Help Your Body Heal Up
Obviously, your body is gonna need a little time to recover from all that. You can help nudge the healing process along with a little TLC. Along with some light recovery activity to keep the blood moving over the following week:
Eat. Eat. Eat. You’ve just drained your energy stores (including from your brain!), damaged your muscles, and pummeled your organs. It’s time to give them the fuel and nourishment they need to restock and rebuild. Focus on complex carbohydrates to restock depleted glycogen, protein to rebuild muscles, and anti-inflammatory foods like fatty fish and fresh produce to soothe joint and muscle stress.

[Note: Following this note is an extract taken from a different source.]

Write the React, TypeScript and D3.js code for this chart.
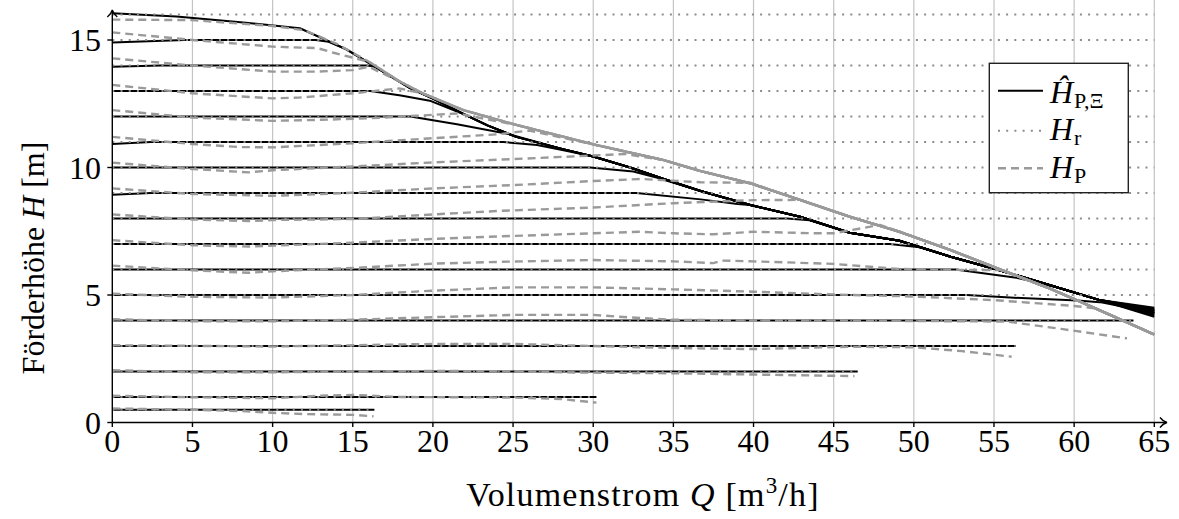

Importantly, muscle protein synthesis — the process that actually repairs the microscopic damage from 26.2 miles — requires a bigger protein signal than you might expect, and that threshold goes up after 40 due to anabolic resistance. Older muscles become less responsive to protein's repair signals, meaning you need more to get the same effect.
A small trial on women aged 48+ found that 40 grams of high-quality protein along with 30 grams of carbs immediately post-exercise had a meaningfully better effect on muscle function recovery at 24 hours compared to the standard 20-gram (plus carbs) dose — and 20 grams showed no clear advantage over a carb-only recovery drink. Leucine-rich sources (whey protein, chicken, salmon, Greek yogurt) drive the response most effectively. Aim for that 40g dose within 30–60 minutes of finishing, then repeat every 3–4 hours for the first 24–48 hours.
Watch your iron. The repetitive foot impact of marathon running causes a mechanical breakdown of red blood cells — foot-strike hemolysis — that depletes iron stores. Up to 48% of female marathon runners have clinical iron deficiency. Standard blood panels can look completely normal while ferritin (your storage iron) is critically low, with real impacts on energy, mood, and recovery speed. If your fatigue isn't resolving after two weeks of solid rest and nutrition, ask your doctor for a full iron panel including ferritin — not just hemoglobin.
Sleep. Sleep is recovery tool #1. Deep sleep is when growth hormone peaks, and growth hormone is your primary overnight tissue repair signal. Poor sleep after a marathon doesn't just make you tired, it also directly impairs the recovery you're trying to accomplish. If you have hot flashes disrupting your sleep, it’s well worth addressing them for proper recovery–and long-term health.